То, что Пушкин первым изобразил как дань моде (байроническая скука), превратилась у М. Ю. Лермонтова в «Герое нашего времени» (1840) в жестокий цинизм, порожденный невозможностью реализации маскулинной агентивности в постдекабристскую эпоху. В последующие годы экономические последствия бездействия дворянства стали еще более острыми. В романе И. А. Гончарова «Обломов» (1849–1859) праздный молодой помещик пренебрегает управлением своим поместьем, подрывая собственную социальную роль в аграрной России и способствуя отставанию России от переживающего индустриализацию Запада. К тому времени, когда И. С. Тургенев в «Дневнике лишнего человека» (1850) поставил диагноз целому поколению дворян, неспособному к осмысленной деятельности и самовыражению, наследники Онегина вывели русскую литературную традицию XIX века на самостоятельный, но все же тесно связанный с традицией европейского романа путь.

В этой книге история данной взаимосвязи рассказывается по-новому. В центре моего внимания не Евгений и не прочие «лишние люди» из благородных, о которых только что упоминалось, а их не столь изысканные двойники: люди действия, движимые амбицией, которые упорно появлялись в своей среде вопреки – или же, напротив, в силу – невозможности любой схемы самоопределения в постдекабристской России[15]. Питер Брукс полагает, что «определяющей характеристикой современного романа (и буржуазного общества) является отношение к устремлениям, движению вперед не как к объекту сатиры, а всерьез», но особенностью русской литературы XIX века являются не только «лишние» люди, лишенные амбиции, но и ее очарованность амбицией, которую нельзя принимать взаправду [Brooks 1984: 39].

В отличие от свойств «лишнего человека», амбиция не получила должного внимания исследователей литературы эпохи Николая I: пристальное изучение страсти, пронизывающей такие классические произведения, как «Пиковая дама» (1834) А. С. Пушкина, «Записки сумасшедшего» (1835) и «Мертвые души» (1842) Н. В. Гоголя и «Двойник» (1846) Ф. М. Достоевского, давно назрело.
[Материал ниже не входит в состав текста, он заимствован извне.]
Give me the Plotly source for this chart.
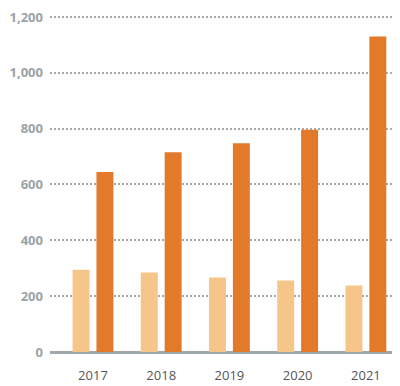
import plotly.graph_objects as go

years = ["2017", "2018", "2019", "2020", "2021"]
series_light = [295, 285, 267, 256, 238]
series_dark = [645, 715, 748, 796, 1130]
y_ticks = [0, 200, 400, 600, 800, 1000, 1200]
y_labels = ["0", "200", "400", "600", "800", "1,000", "1,200"]

fig = go.Figure()
fig.add_trace(go.Bar(x=years, y=series_light, marker_color="#F5C589", marker_line_width=0, name="A"))
fig.add_trace(go.Bar(x=years, y=series_dark, marker_color="#E37A2A", marker_line_width=0, name="B"))

fig.update_layout(
    width=392, height=378,
    margin=dict(l=42, r=0, t=7, b=34),
    paper_bgcolor="white", plot_bgcolor="white",
    showlegend=False,
    barmode="group", bargap=0.30, bargroupgap=0.29,
    xaxis=dict(
        type="category", range=[-0.63, 4.5], showgrid=False,
        tickfont=dict(family="Open Sans", size=13, color="#555555"),
        ticks="", ticklabelstandoff=14, automargin=False,
        showline=False, zeroline=False,
    ),
    yaxis=dict(
        range=[0, 1207], tickvals=y_ticks, ticktext=y_labels,
        tickfont=dict(family="Open Sans", size=13, color="#9AA3A6", weight="bold"),
        showgrid=True, gridcolor="#A3ABAE", gridwidth=2, griddash="2px,2px",
        zeroline=True, zerolinecolor="#9EA8AB", zerolinewidth=3,
        ticks="", ticklabelstandoff=6, showline=False,
        ticklabeloverflow="allow", automargin=False,
    ),
)

fig.write_html("out.html")
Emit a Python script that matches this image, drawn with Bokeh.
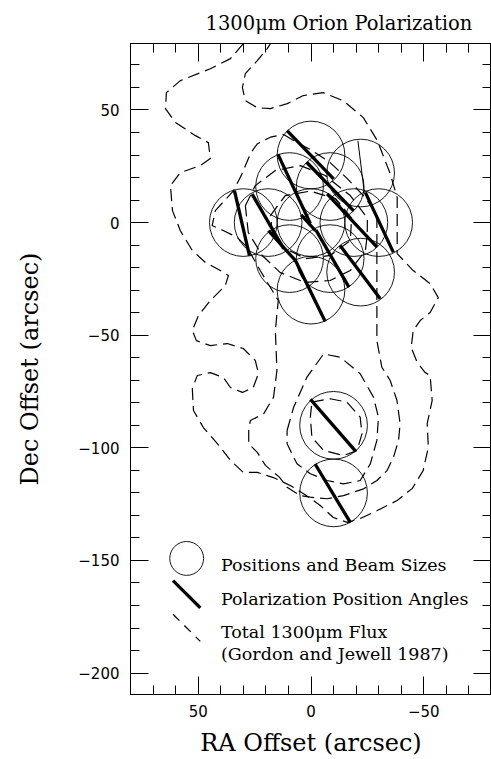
import math
from bokeh.plotting import figure
from bokeh.models import Range1d, LinearAxis, FixedTicker, CustomJSTickFormatter
from bokeh.embed import file_html
from bokeh.resources import INLINE
from bokeh.core.properties import value

# ---------------- data (arcsec offsets) ----------------
beam_ra = [0, -22, 9.5, -8.5, 30, 19, 0, -19, -30, 9.5, -8.5, -22, 0, -10, -10]
beam_dec = [30, 22, 16, 16, 0, 0, 0, 0, 0, -16, -16, -22, -30, -90, -120]
beam_radius = 15.0

vec_ra = [0.3, 7.5, -8.5, 30.6, 19.1, 1.2, -18.2, -30.3, 12.9, -9.5, -21.8, 0.3, -9.8, -9.65]
vec_dec = [30.1, 15.0, 16.0, -0.2, 0.5, -0.1, 0.9, 0.1, -10.2, -16.0, -22.0, -30.4, -90.0, -120.2]
vec_len = [29.7, 34.0, 30.0, 29.6, 28.0, 9.5, 32.4, 29.4, 17.8, 29.2, 29.6, 30.1, 30.6, 30.4]
vec_pa = [44, 25, 44, 13, 30, 42, 43, 25, 42, 30, 37, 26, 41, 31]

thin_ra = [-22.2]
thin_dec = [24.9]
thin_len = [23.0]
thin_pa = [7]

flux1_ra = [30.0, 35.7, 44.6, 57.9, 64.1, 64.5, 60.1, 51.2, 45.5, 44.6, 49.0, 57.9, 62.3, 61.4,
            57.9, 52.6, 46.8, 40.2, 36.6, 38.0, 44.6, 49.9, 52.6, 50.8, 44.6, 37.1, 30.0, 24.7,
            23.3, 25.6, 30.4, 35.7, 38.8, 44.6, 50.4, 52.6, 52.1, 47.7, 41.5, 35.7, 30.0, 23.8,
            16.7, 9.2, 2.1, -4.1, -9.9, -16.1, -21.8, -29.4, -38.2, -44.9, -49.7, -52.0, -51.5,
            -53.7, -52.8, -50.6, -47.1, -44.4, -45.3, -48.4, -52.8, -56.4, -52.8, -45.3, -38.2,
            -38.2, -38.2, -35.1, -29.4, -23.2, -14.3, -5.4, 3.4, 10.5, 18.0, 23.8, 29.1, 30.4,
            29.1, 23.8, 19.4, 18.0]
flux1_dec = [79.4, 72.8, 68.3, 63.0, 57.7, 50.6, 44.4, 38.6, 35.5, 28.4, 25.3, 22.2, 16.4, 5.3,
             -3.6, -12.4, -17.7, -21.3, -23.5, -28.0, -34.6, -41.3, -47.9, -52.4, -54.6, -53.7,
             -55.9, -61.2, -67.0, -73.2, -75.4, -73.2, -68.8, -66.6, -67.9, -73.7, -83.4, -91.0,
             -98.1, -105.6, -110.9, -110.9, -113.2, -116.7, -121.2, -125.6, -130.9, -133.1,
             -131.4, -127.8, -123.4, -118.0, -110.1, -99.8, -89.2, -79.0, -67.9, -66.6, -62.1,
             -55.5, -47.9, -43.5, -39.9, -33.3, -27.1, -21.3, -13.8, -2.2, 11.1, 21.7, 36.4,
             46.6, 54.1, 57.7, 56.4, 52.8, 50.6, 51.0, 54.1, 59.9, 66.1, 71.9, 77.2, 79.4]

flux2_ra = [12.1, 6.1, -0.6, -8.5, -16.1, -23.2, -29.2, -29.2, -29.2, -29.2, -31.4, -35.1, -38.1,
            -39.5, -38.8, -36.6, -33.7, -29.2, -23.3, -14.4, -7.1, 0.3, 4.7, 10.6, 14.0, 20.2,
            23.9, 27.6, 27.6, 26.9, 21.0, 16.6, 15.1, 15.8, 14.5, 22.5, 28.3, 32.8, 38.7, 43.8,
            42.4, 34.3, 30.6, 26.9, 23.9, 18.0, 12.1]
flux2_dec = [39.1, 35.5, 31.9, 26.6, 19.5, 12.0, 4.0, -12.4, -34.6, -52.4, -64.2, -70.1, -79.0,
             -89.3, -96.7, -104.1, -110.1, -114.5, -118.2, -121.2, -122.6, -121.9, -121.2,
             -117.5, -113.0, -107.8, -101.9, -98.2, -92.3, -87.9, -84.9, -77.5, -65.7, -47.9,
             -34.6, -21.3, -11.0, -6.5, -3.6, -1.3, 5.3, 14.2, 21.6, 30.5, 34.9, 37.9, 39.1]

flux3_ra = [10.6, 7.7, 1.8, -5.6, -13.0, -21.8, -27.7, -29.9, -29.2, -26.3, -21.8, -14.4, -7.1,
            0.3, 6.2, 10.6, 10.6]
flux3_dec = [-92.3, -82.0, -68.6, -58.3, -59.8, -67.1, -77.5, -86.4, -96.7, -107.1, -114.5,
             -116.0, -114.5, -111.5, -107.1, -98.2, -92.3]

flux4_ra = [-0.4, -8.5, -15.9, -21.8, -22.6, -20.4, -14.4, -5.6, -0.4, 0.3, -0.4]
flux4_dec = [-79.7, -78.2, -79.7, -86.4, -93.8, -101.2, -103.4, -101.2, -95.3, -86.4, -79.7]

flux5_ra = [29.1, 24.7, 15.8, 4.7, -6.3, -17.4, -25.0, -24.9, -24.1, -17.4, -8.5, 2.5, 13.6,
            21.6, 27.8, 29.1]
flux5_dec = [7.5, 16.4, 23.1, 25.3, 20.9, 12.0, 2.0, -5.8, -12.4, -21.3, -25.7, -26.6, -22.2,
             -14.6, -4.4, 7.5]

flux6_ra = [18.0, 11.4, 0.3, -11.0, -18.0, -17.4, -8.5, 2.5, 11.4, 17.1, 18.0]
flux6_dec = [3.1, 12.0, 14.0, 10.5, 2.0, -8.0, -14.6, -16.0, -11.5, -4.4, 3.1]

legend_labels = ["Positions and Beam Sizes", "Polarization Position Angles",
                 "Total 1300\u03bcm Flux", "(Gordon and Jewell 1987)"]

x_major = [-50, 0, 50]
x_minor = list(range(-80, 81, 10))
y_major = [-200, -150, -100, -50, 0, 50]
y_minor = list(range(-210, 81, 10))

# ---------------- style / layout ----------------
SERIF = "DejaVu Serif"
SANS = "DejaVu Sans"
DASH = "12 6"

p = figure(width=491, height=759, x_range=Range1d(80, -80), y_range=Range1d(-209.5, 79.5),
           output_backend="svg", toolbar_location=None,
           min_border_left=130, min_border_right=0, min_border_top=43, min_border_bottom=65,
           title="1300\u03bcm Orion Polarization")
p.title.text_font = SERIF
p.title.text_font_size = "19.5px"
p.title.text_font_style = "normal"
p.title.text_color = "black"
p.title.align = "left"
p.title.offset = 75
p.title.standoff = 17
p.grid.visible = False
p.outline_line_color = "black"
p.outline_line_width = 1
p.background_fill_color = "white"
p.border_fill_color = "white"

minus_fmt = CustomJSTickFormatter(code="return tick < 0 ? '\u2212' + Math.abs(tick) : String(tick);")
blank_fmt = CustomJSTickFormatter(code="return '';")


def style_axis(ax, major, minor, fmt):
    ax.ticker = FixedTicker(ticks=major, minor_ticks=minor)
    ax.formatter = fmt
    ax.major_tick_in = 18
    ax.major_tick_out = 0
    ax.minor_tick_in = 9
    ax.minor_tick_out = 0
    ax.major_tick_line_color = "black"
    ax.minor_tick_line_color = "black"
    ax.axis_line_color = "black"
    ax.major_label_text_font = SANS
    ax.major_label_text_font_size = "15px"
    ax.major_label_text_color = "black"
    ax.axis_label_text_font = SERIF
    ax.axis_label_text_font_size = "24px"
    ax.axis_label_text_font_style = "normal"
    ax.axis_label_text_color = "black"


style_axis(p.xaxis[0], x_major, x_minor, minus_fmt)
style_axis(p.yaxis[0], y_major, y_minor, minus_fmt)
p.xaxis[0].axis_label = "RA Offset (arcsec)"
p.yaxis[0].axis_label = "Dec Offset (arcsec)"
p.xaxis[0].major_label_standoff = 10
p.yaxis[0].major_label_standoff = 11
p.xaxis[0].axis_label_standoff = 9
p.yaxis[0].axis_label_standoff = 31

top_ax = LinearAxis()
right_ax = LinearAxis()
style_axis(top_ax, x_major, x_minor, blank_fmt)
style_axis(right_ax, y_major, y_minor, blank_fmt)
for ax in (top_ax, right_ax):
    ax.major_label_standoff = 0
    ax.major_label_text_font_size = "1px"
p.add_layout(top_ax, "above")
p.add_layout(right_ax, "right")

# ---------------- flux contours ----------------
for cra, cdec in ((flux1_ra, flux1_dec), (flux2_ra, flux2_dec), (flux3_ra, flux3_dec),
                  (flux4_ra, flux4_dec), (flux5_ra, flux5_dec), (flux6_ra, flux6_dec)):
    p.line(cra, cdec, line_color="black", line_width=1.2, line_dash=DASH)

# ---------------- beams ----------------
p.circle(x=beam_ra, y=beam_dec, radius=beam_radius, fill_color=None,
         line_color="black", line_width=0.9)


# ---------------- polarization vectors ----------------
def seg_ends(ra, dec, ln, pa):
    x0, y0, x1, y1 = [], [], [], []
    for r, d, l, a in zip(ra, dec, ln, pa):
        s, c = math.sin(math.radians(a)), math.cos(math.radians(a))
        x0.append(r + 0.5 * l * s)
        y0.append(d + 0.5 * l * c)
        x1.append(r - 0.5 * l * s)
        y1.append(d - 0.5 * l * c)
    return x0, y0, x1, y1


x0, y0, x1, y1 = seg_ends(vec_ra, vec_dec, vec_len, vec_pa)
p.segment(x0, y0, x1, y1, line_color="black", line_width=3.3)
x0, y0, x1, y1 = seg_ends(thin_ra, thin_dec, thin_len, thin_pa)
p.segment(x0, y0, x1, y1, line_color="black", line_width=1.0)

# ---------------- key (placement only) ----------------
key_ra = 55.1
key_dec = [-149.1, -165.0, -179.9]
key_radius = 7.5
key_len = 17.1
key_text_ra = 39.9
key_text_dec = [-152.2, -166.9, -181.9, -191.3]

p.circle(x=[key_ra], y=[key_dec[0]], radius=key_radius, fill_color=None,
         line_color="black", line_width=0.9)
kx0, ky0, kx1, ky1 = seg_ends([key_ra], [key_dec[1]], [key_len], [45])
p.segment(kx0, ky0, kx1, ky1, line_color="black", line_width=3.3)
kx0, ky0, kx1, ky1 = seg_ends([key_ra], [key_dec[2]], [key_len], [45])
p.segment(kx0, ky0, kx1, ky1, line_color="black", line_width=1.2, line_dash="9 7")

p.text(x=[key_text_ra] * 4, y=key_text_dec, text=legend_labels, text_font=value(SERIF),
       text_font_size="17.5px", text_color="black", text_baseline="alphabetic", text_align="left")

open("out.html", "w").write(file_html(p, INLINE))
Но даже если ему не найдется места на последующих страницах, «лишний человек» – важная отправная точка размышлений в этой книге. Именно на почве «Евгения Онегина» и последующих повествований о бездействии благородного сословия безумная амбиция моих героев выглядит особенно остро. Кроме того, мое исследование сюжетов об амбиции объясняет происхождение сюжетов о бездействии, публиковавшихся в то же самое время; можно предположить, что привлекательность и тех, и других проистекает из постоянной культурной переоценки социальных и экономических стремлений в эпоху правления Николая I.

В десятилетия, являющиеся предметом моего исследования, интерес русских писателей к теме амбиции отчасти вдохновлялся Наполеоном и французскими романами, герои которых подражали этому великому образцу. Одержимость званиями и титулами, а также широкие возможности социальной мобильности благодаря образованию и государственной службе делали амбицию все более значимой для николаевской России. Тем не менее предубеждение высшего сословия против сословия низкого и осуждение мирских устремлений со стороны Русской православной церкви поддерживали пренебрежительное отношение к попыткам социального возвышения путем государственной службы или накопления богатства. Более того, поскольку основными путями к продвижению оставались военная или статская служба, амбиция казалась недостойной и в глазах зарождающейся оппозиционной разночинной интеллигенции. Помимо подобного отношения современников, культурный феномен «самозванства», характерный для российского престола со времен Лжедмитрия (1605–1606), обеспечил теме амбиции особый потенциал повествования – одновременно еретический, революционный и карнавальный [Успенский 1994].